Even just finding all the O(n**2) operations isn’t necessarily easy in a language as terse and high-level as Python; they can hide in very innocuous-looking code and method calls. The biggest bad boy in this case turned out to be child-node computation. Fast import streams express “is a child of” directly; for obvious reasons, a repository analysis often has to look at all the children of a given parent. This operation blows up quite badly on very large repositories even if you memoize it; the only way to make it fast is to precompute all the reverse lookups and update them when you update the forward ones.

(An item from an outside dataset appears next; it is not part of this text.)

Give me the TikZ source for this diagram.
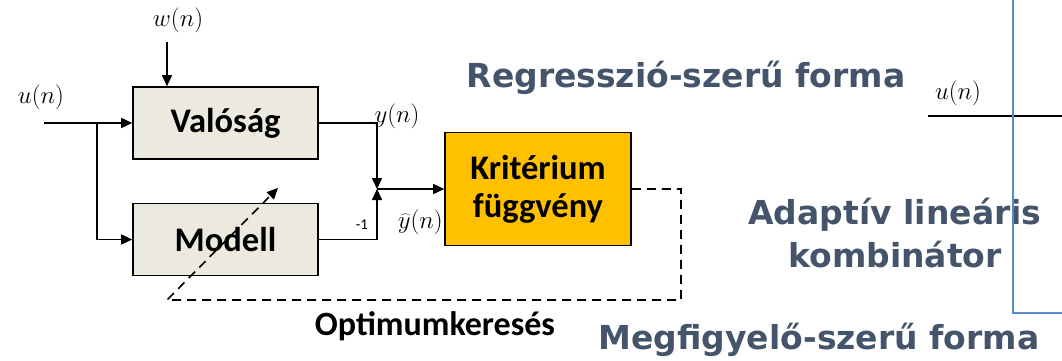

Another time sink (the last one to get solved) was identifing all tags and resets attached to a particular commit. The brute-force method (look through all tags for any with a from member matching the commit’s mark) is expensive mainly because to look through all tags you have to look through all the events in the stream – and that’s expensive when there are 56K of them. Again, the solution was to give each commit a list of back-pointers to the tags that reference it and make sure all the mutation operations update it properly.
It all came good in the end. In the last benchmarking run before I shipped 2.29 it processed 56424 commits in 303 seconds. That’s 186 commits per second, 11160 per minute. That’s good enough that I plan to lay off serious speed-tuning efforts; the gain probably wouldn’t be worth the increased code complexity.